1(13).VII.1869, Кишинев — 19.II.1925, Москва

Гершензона я определил в философы условно, конечно, он — философ, но не только. Еще историк литературы и общественной мысли, публицист, переводчик (прекрасно перевел Петрарку), критик, хотя последнего определения терпеть не мог. «Я историк, а не критик», — утверждал он.

Начальное и среднее образование Гершензон получил в Кишиневе. Сегодня это звучит нормально. А тогда! Еврейский юноша из Кишинева, что ему светило? Процитируем Владислава Ходасевича:

«Кончая гимназию, Гершензон мечтал о филологическом факультете, но отец не хотел и слышать об этом. В восьмидесятых годах, да и позже, для филолога было два пути: либо учительство, либо, в лучшем случае, профессорство, иначе говоря — служба по Министерству народного просвещения, для еврея неизбежно связанная с крещением. Старик Гершензон был в ужасе. Михаила Осиповича отправили в Германию, где он поступил в какое-то специальное высшее учебное заведение, по технической или по инженерной части. Там пробыл он, кажется, года два — и не вынес: послал прошение министру народного просвещения о зачислении на филологический факультет Московского университета вольнослушателем. Потому вольнослушателем, что в число студентов попасть не мечтал: под процентную норму подходили лишь те, кто кончал гимназию с золотой медалью; у Гершензона медали не было. Но тут произошло нечто почти чудесное: из министерства был получен ответ, что Гершензон зачислен не вольнослушателем, а прямо студентом. Причина была простая — на филологический факультет евреи не шли, и прошение Михаила Осиповича было в тот год единственное, поступившее от еврея: он тем самым автоматически подошел под норму. Однако эта удача обернулась для Гершензона бедой: отец, вообще недовольный упрямством Михаила Осиповича, не поверил в „чудо“ и решил, что Михаил Осипович уже крестился. Кончилось дело если не родительским проклятием, то, во всяком случае, полным отказом в деньгах. Только мать наскребла на дорогу от Кишинева до Москвы. На московские стогны Гершензон ступил почти без копейки денег. Впрочем, какие-то знакомые устроили ему урок. Но тут — снова беда: дисциплина была в те времена не шуточная, и студент обязан был иметь форму, а в иных случаях являться при шпаге. Добрые люди нашлись опять: дали Гершензону старый студенческий сюртук, который сидел мешком и даже шпагу, и даже… за неимением форменного пальто, ему дали николаевскую шинель! Николаевскую шинель, светло-серую, с бобровым воротником и с пелериной, доходившей ему чуть не до колен! Она была ему так непомерно велика, что

— Вы понимаете, обе полы мне приходилось все время носить в руках!
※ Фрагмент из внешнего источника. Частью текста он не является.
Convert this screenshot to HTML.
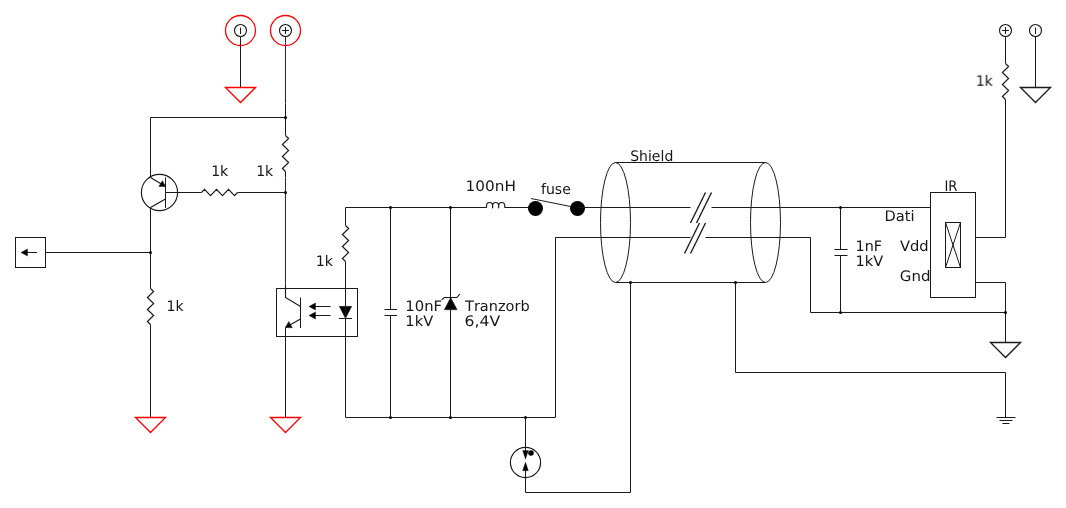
<!DOCTYPE html>
<html><head><meta charset="utf-8"><title>Schematic</title>
<style>
html,body{margin:0;padding:0;background:#fff;overflow:hidden}
svg{display:block;will-change:transform}
text{font-kerning:none;text-rendering:geometricPrecision;font-family:"DejaVu Sans","Liberation Sans",sans-serif;fill:#161616}
</style></head><body>
<svg width="1066" height="508" viewBox="0 0 1066 508">
<rect width="1066" height="508" fill="#fff"/>
<g transform="translate(0.5,0.5)" fill="none" stroke-linecap="butt">
<circle cx="240" cy="30" r="6" stroke="#1a1a1a" fill="none" stroke-width="1.15"/>
<line x1="240" y1="27" x2="240" y2="33.5" stroke="#1a1a1a" stroke-width="1"/>
<line x1="240" y1="36" x2="240" y2="87" stroke="#1a1a1a" stroke-width="1"/>
<polygon points="225,87 255,87 240,102" stroke="#ff0000" fill="none" stroke-width="1.35"/>
<circle cx="285" cy="30" r="6" stroke="#1a1a1a" fill="none" stroke-width="1.15"/>
<line x1="285" y1="26.5" x2="285" y2="33.5" stroke="#1a1a1a" stroke-width="1"/>
<line x1="281.5" y1="30" x2="288.5" y2="30" stroke="#1a1a1a" stroke-width="1"/>
<line x1="285" y1="36" x2="285" y2="42" stroke="#1a1a1a" stroke-width="1"/>
<line x1="285" y1="42" x2="285" y2="103" stroke="#1a1aa6" stroke-width="1"/>
<line x1="285" y1="103" x2="285" y2="135" stroke="#1a1a1a" stroke-width="1"/>
<circle cx="240" cy="30" r="15" stroke="#ff0000" fill="none" stroke-width="1.3"/>
<circle cx="285" cy="30" r="15" stroke="#ff0000" fill="none" stroke-width="1.3"/>
<polyline points="285,117 150,117 150,177" stroke="#1a1a1a" fill="none" stroke-width="1"/>
<circle cx="285" cy="117" r="1.5" fill="#000"/>
<polyline points="285,135 288.1,138 281.9,144 288.1,150 281.9,156 288.1,162 281.9,168 285,171" stroke="#1a1a1a" fill="none" stroke-width="1.2"/>
<line x1="285" y1="171" x2="285" y2="177" stroke="#1a1a1a" stroke-width="1"/>
<line x1="285" y1="177" x2="285" y2="283" stroke="#1a1aa6" stroke-width="1"/>
<line x1="285" y1="283" x2="285" y2="288" stroke="#1a1a1a" stroke-width="1"/>
<circle cx="285" cy="192" r="1.5" fill="#000"/>
<line x1="165" y1="192" x2="201" y2="192" stroke="#1a1a1a" stroke-width="1"/>
<polyline points="201,192 204,188.9 210,195.1 216,188.9 222,195.1 228,188.9 234,195.1 237,192" stroke="#1a1a1a" fill="none" stroke-width="1.2"/>
<line x1="237" y1="192" x2="285" y2="192" stroke="#1a1a1a" stroke-width="1"/>
<circle cx="159" cy="192" r="18.1" stroke="#1a1a1a" fill="none" stroke-width="1.15"/>
<line x1="165" y1="177" x2="165" y2="207.5" stroke="#1a1a1a" stroke-width="1"/>
<line x1="150" y1="177" x2="165" y2="186" stroke="#1a1a1a" stroke-width="1.15"/>
<line x1="165" y1="198.5" x2="150" y2="207" stroke="#1a1a1a" stroke-width="1.15"/>
<polygon points="165,186 158.36,185.98 161.86,180.15" stroke="#1a1a1a" fill="#000" stroke-width="0.5"/>
<line x1="150" y1="207" x2="150" y2="288" stroke="#1a1a1a" stroke-width="1"/>
<polyline points="150,288 153.1,291 146.9,297 153.1,303 146.9,309 153.1,315 146.9,321 150,324" stroke="#1a1a1a" fill="none" stroke-width="1.2"/>
<line x1="150" y1="324" x2="150" y2="417" stroke="#1a1a1a" stroke-width="1"/>
<circle cx="150" cy="252" r="1.5" fill="#000"/>
<polygon points="135,417 165,417 150,432" stroke="#ff0000" fill="none" stroke-width="1.35"/>
<rect x="15" y="237" width="30" height="30" fill="none" stroke="#1a1a1a"/>
<line x1="45" y1="252" x2="150" y2="252" stroke="#1a1a1a" stroke-width="1"/>
<line x1="24" y1="252" x2="36.5" y2="252" stroke="#1a1a1a" stroke-width="1"/>
<polygon points="20.5,252 27.0,248.5 27.0,255.5" stroke="#1a1a1a" fill="#000" stroke-width="0.5"/>
<rect x="276" y="288" width="81" height="48" fill="none" stroke="#1a1a1a"/>
<polyline points="285,288 285,297 300,306" stroke="#1a1a1a" fill="none" stroke-width="1.15"/>
<line x1="300" y1="297" x2="300" y2="327.5" stroke="#1a1a1a" stroke-width="1"/>
<line x1="300" y1="318.5" x2="285" y2="327" stroke="#1a1a1a" stroke-width="1.15"/>
<polygon points="285,327 288.27,321.01 291.82,327.27" stroke="#1a1a1a" fill="#000" stroke-width="0.5"/>
<line x1="285" y1="327" x2="285" y2="417" stroke="#1a1a1a" stroke-width="1"/>
<polygon points="270,417 300,417 285,432" stroke="#ff0000" fill="none" stroke-width="1.35"/>
<line x1="330" y1="306" x2="312" y2="306" stroke="#1a1a1a" stroke-width="1"/>
<polygon points="308.5,306 315.0,302.5 315.0,309.5" stroke="#1a1a1a" fill="#000" stroke-width="0.5"/>
<line x1="330" y1="315" x2="312" y2="315" stroke="#1a1a1a" stroke-width="1"/>
<polygon points="308.5,315 315.0,311.5 315.0,318.5" stroke="#1a1a1a" fill="#000" stroke-width="0.5"/>
<polygon points="338.7,305.8 351.3,305.8 345,318" stroke="#1a1a1a" fill="#000" stroke-width="0.4"/>
<line x1="338.5" y1="318" x2="351.5" y2="318" stroke="#1a1a1a" stroke-width="1"/>
<polyline points="345,225 345,207 486,207" stroke="#1a1a1a" fill="none" stroke-width="1"/>
<polyline points="345,225 348.1,228 341.9,234 348.1,240 341.9,246 348.1,252 341.9,258 345,261" stroke="#1a1a1a" fill="none" stroke-width="1.2"/>
<line x1="345" y1="261" x2="345" y2="417" stroke="#1a1a1a" stroke-width="1"/>
<line x1="345" y1="417" x2="555" y2="417" stroke="#1a1a1a" stroke-width="1"/>
<circle cx="390" cy="207" r="1.5" fill="#000"/>
<circle cx="450" cy="207" r="1.5" fill="#000"/>
<circle cx="390" cy="417" r="1.5" fill="#000"/>
<circle cx="450" cy="417" r="1.5" fill="#000"/>
<circle cx="525" cy="417" r="1.5" fill="#000"/>
<line x1="390" y1="207" x2="390" y2="309" stroke="#1a1a1a" stroke-width="1"/>
<line x1="384" y1="309" x2="396.5" y2="309" stroke="#1a1a1a" stroke-width="1"/>
<line x1="384" y1="315" x2="396.5" y2="315" stroke="#1a1a1a" stroke-width="1"/>
<line x1="390" y1="315" x2="390" y2="417" stroke="#1a1a1a" stroke-width="1"/>
<line x1="450" y1="207" x2="450" y2="417" stroke="#1a1a1a" stroke-width="1"/>
<polygon points="443.7,309.3 456.7,309.3 450.2,297" stroke="#1a1a1a" fill="#000" stroke-width="0.4"/>
<polyline points="441.2,299.4 443.8,297 456.4,297 459.3,293.6" stroke="#1a1a1a" fill="none" stroke-width="1.1"/>
<path d="M486,207.3 v-2 a3.05,3.3 0 0 1 6.1,0 v2 v-2 a3.05,3.3 0 0 1 6.1,0 v2 v-2 a3.05,3.3 0 0 1 6.1,0 v2" fill="none" stroke="#1a1a1a" stroke-width="1.2" stroke-linejoin="round"/>
<line x1="504.3" y1="207" x2="528" y2="207" stroke="#1a1a1a" stroke-width="1"/>
<circle cx="535" cy="208" r="7.5" fill="#000"/>
<circle cx="577" cy="208" r="7.5" fill="#000"/>
<line x1="530.5" y1="198" x2="570" y2="206" stroke="#1a1a1a" stroke-width="1"/>
<line x1="577" y1="207" x2="690" y2="207" stroke="#1a1a1a" stroke-width="1"/>
<ellipse cx="615" cy="222" rx="15" ry="60" fill="none" stroke="#1a1a1a"/>
<ellipse cx="765" cy="222" rx="15" ry="60" fill="none" stroke="#1a1a1a"/>
<line x1="615" y1="162" x2="765" y2="162" stroke="#1a1a1a" stroke-width="1"/>
<line x1="615" y1="282" x2="765" y2="282" stroke="#1a1a1a" stroke-width="1"/>
<polyline points="555,417 555,237 690,237" stroke="#1a1a1a" fill="none" stroke-width="1"/>
<line x1="690" y1="222.5" x2="705" y2="192" stroke="#1a1a1a" stroke-width="1.35"/>
<line x1="696" y1="222.5" x2="711" y2="192" stroke="#1a1a1a" stroke-width="1.35"/>
<line x1="684" y1="253" x2="699" y2="222.5" stroke="#1a1a1a" stroke-width="1.35"/>
<line x1="690" y1="253" x2="705" y2="222.5" stroke="#1a1a1a" stroke-width="1.35"/>
<line x1="711" y1="207" x2="930" y2="207" stroke="#1a1a1a" stroke-width="1"/>
<polyline points="705,237 810,237 810,312 1005,312" stroke="#1a1a1a" fill="none" stroke-width="1"/>
<circle cx="630" cy="282" r="1.5" fill="#000"/>
<circle cx="735" cy="282" r="1.5" fill="#000"/>
<polyline points="630,282 630,492 525,492 525,470" stroke="#1a1a1a" fill="none" stroke-width="1"/>
<polyline points="735,282 735,372 1005,372 1005,417" stroke="#1a1a1a" fill="none" stroke-width="1"/>
<line x1="996" y1="417" x2="1015" y2="417" stroke="#1a1a1a" stroke-width="1"/>
<line x1="999" y1="420" x2="1012" y2="420" stroke="#1a1a1a" stroke-width="1"/>
<line x1="1002" y1="423" x2="1009" y2="423" stroke="#1a1a1a" stroke-width="1"/>
<line x1="525" y1="417" x2="525" y2="451" stroke="#1a1a1a" stroke-width="1"/>
<circle cx="525" cy="462" r="15.1" stroke="#1a1a1a" fill="none" stroke-width="1.15"/>
<polygon points="522.1,450 527.9,450 525,458.8" stroke="#1a1a1a" fill="#000" stroke-width="0.3"/>
<polygon points="522.1,470.3 527.9,470.3 525,461.5" stroke="#1a1a1a" fill="#000" stroke-width="0.3"/>
<circle cx="530.5" cy="452.5" r="2.8" fill="#000"/>
<circle cx="840" cy="207" r="1.5" fill="#000"/>
<circle cx="840" cy="312" r="1.5" fill="#000"/>
<line x1="840" y1="207" x2="840" y2="249" stroke="#1a1a1a" stroke-width="1"/>
<line x1="834" y1="249" x2="847" y2="249" stroke="#1a1a1a" stroke-width="1"/>
<line x1="834" y1="255" x2="847" y2="255" stroke="#1a1a1a" stroke-width="1"/>
<line x1="840" y1="255" x2="840" y2="312" stroke="#1a1a1a" stroke-width="1"/>
<rect x="930" y="192" width="45" height="105" fill="none" stroke="#1a1a1a"/>
<rect x="945" y="222" width="15" height="45" fill="none" stroke="#1a1a1a"/>
<line x1="945" y1="222" x2="960" y2="267" stroke="#1a1a1a" stroke-width="1"/>
<line x1="960" y1="222" x2="945" y2="267" stroke="#1a1a1a" stroke-width="1"/>
<polyline points="975,237 1005,237 1005,99" stroke="#1a1a1a" fill="none" stroke-width="1"/>
<polyline points="1005,63 1008.1,66 1001.9,72 1008.1,78 1001.9,84 1008.1,90 1001.9,96 1005,99" stroke="#1a1a1a" fill="none" stroke-width="1.2"/>
<line x1="1005" y1="63" x2="1005" y2="36" stroke="#1a1a1a" stroke-width="1"/>
<circle cx="1005" cy="30" r="6" stroke="#1a1a1a" fill="none" stroke-width="1.15"/>
<line x1="1005" y1="26.5" x2="1005" y2="33.5" stroke="#1a1a1a" stroke-width="1"/>
<line x1="1001.5" y1="30" x2="1008.5" y2="30" stroke="#1a1a1a" stroke-width="1"/>
<circle cx="1035" cy="30" r="6" stroke="#1a1a1a" fill="none" stroke-width="1.15"/>
<line x1="1035" y1="27" x2="1035" y2="33.5" stroke="#1a1a1a" stroke-width="1"/>
<line x1="1035" y1="36" x2="1035" y2="87" stroke="#1a1a1a" stroke-width="1"/>
<polygon points="1020,87 1050,87 1035,102" stroke="#1a1a1a" fill="none" stroke-width="1.35"/>
<polyline points="975,282 1005,282 1005,342" stroke="#1a1a1a" fill="none" stroke-width="1"/>
<circle cx="1005" cy="312" r="1.5" fill="#000"/>
<polygon points="990,342 1020,342 1005,357" stroke="#1a1a1a" fill="none" stroke-width="1.35"/>
</g>
<g style="filter:grayscale(1)">
<text transform="translate(211.16,176) scale(0.9695,1)" font-size="14.5">1k</text>
<text transform="translate(256.17,176) scale(0.9633,1)" font-size="14.5">1k</text>
<text transform="translate(166.56,311) scale(0.9695,1)" font-size="14.5">1k</text>
<text transform="translate(315.74,265.8) scale(0.9821,1)" font-size="14.5">1k</text>
<text transform="translate(405.27,310.5) scale(1.0225,1)" font-size="14.5">10nF</text>
<text transform="translate(405.28,325.7) scale(1.0144,1)" font-size="14.5">1kV</text>
<text transform="translate(465.04,310.5) scale(1.0001,1)" font-size="14.5">Tranzorb</text>
<text transform="translate(464.61,325.7) scale(1.0771,1)" font-size="14.5">6,4V</text>
<text transform="translate(465.62,191) scale(1.0524,1)" font-size="14.5">100nH</text>
<text transform="translate(540.98,193.7) scale(0.9708,1)" font-size="14.5">fuse</text>
<text transform="translate(630.18,160.8) scale(0.9668,1)" font-size="14.5">Shield</text>
<text transform="translate(944.51,191) scale(0.9032,1)" font-size="14.5">IR</text>
<text transform="translate(884.56,220.8) scale(1.0118,1)" font-size="14.5">Dati</text>
<text transform="translate(899.89,250.7) scale(1.0150,1)" font-size="14.5">Vdd</text>
<text transform="translate(899.76,281) scale(1.0364,1)" font-size="14.5">Gnd</text>
<text transform="translate(855.52,250.7) scale(0.9910,1)" font-size="14.5">1nF</text>
<text transform="translate(855.50,266) scale(1.0067,1)" font-size="14.5">1kV</text>
<text transform="translate(975.77,85.8) scale(0.9633,1)" font-size="14.5">1k</text>
</g></svg>
</body></html>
Так началась ученая карьера Гершензона и его бедность».

Принадлежность к иудейскому вероисповеданию в условиях царской России закрывала Гершензону академическую карьеру. По окончании университета он становится профессиональным литератором, переводчиком, а между тем изданные Московским университетом в 1895 году работы Гершензона — «Афинская полития» Аристотеля и «Жизнеописания» Плутарха — были удостоены золотой медали.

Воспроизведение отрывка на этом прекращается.